Marketing is not a department; it’s the story of how you create difference for your customers. It is the way we enable our customers to attach meaning to our products and it’s the reason they want to belong. Marketing is a transfer of emotion. We buy with our hearts and justify decisions with our heads.  That is what buyer's remorse is. Making a purchase with our hearts, only to have our heads tell us later it was a bad choice. We need to mitigate that remorse by attaching as much story and emotions to an item as possible. They aren't buying our art, they are adopting it, they are making a part of us a part of them. It is much harder to have remorse over a purchase that has its own emotional meaning to it. I watch American Pickers and they are always trying to buy a piece of rust from someone who will never get around to restoring it, but loves it too much to pass on to someone else. Those people have emotional attachment to that item so strong that money can't break that bond. We need to have each item we sell leave with the strongest bond to the purchaser as possible. They may never come back and buy another, but they will never part with the one they have or say anything negative about it to anyone who asks about it either.

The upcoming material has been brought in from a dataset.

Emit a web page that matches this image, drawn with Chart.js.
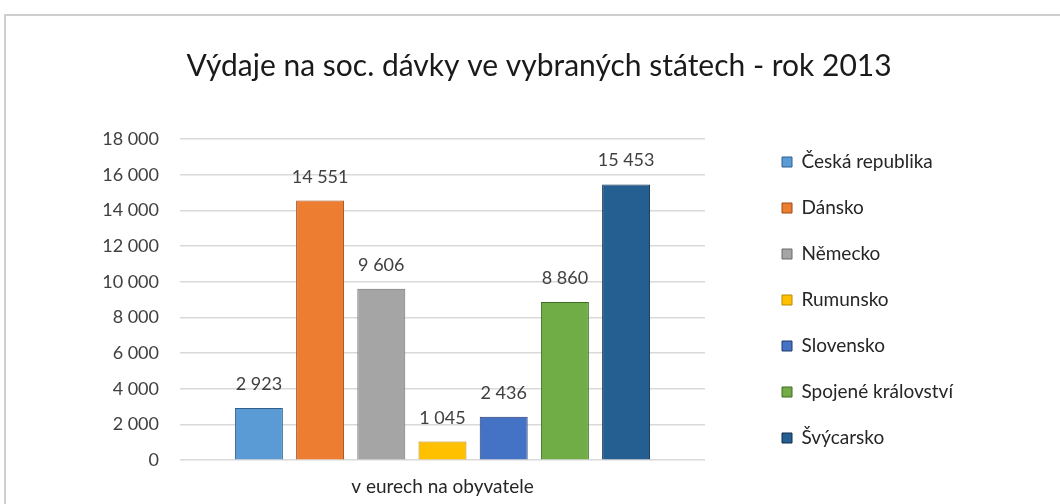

Consciously bake word of mouth into your product or service. Most people skip this step. Make giving people a reason to talk about your products and services part of your culture, not just your marketing. Attaching meaning is what word of mouth is based on. Having our customers care enough about us to tell our story for us is key. Having them love what they bought so much that they buy more as gifts, or talk about it so much that all their friends need one too. This is is what the artisan needs to be doing. Most of us don't have advertising budgets, or a marketing department, or even a sales force. But if we treat our customers right, teach them about us, and show them how much we care about who they are and what we do, they will step up and be all the advertising, marketing, and sales force we need.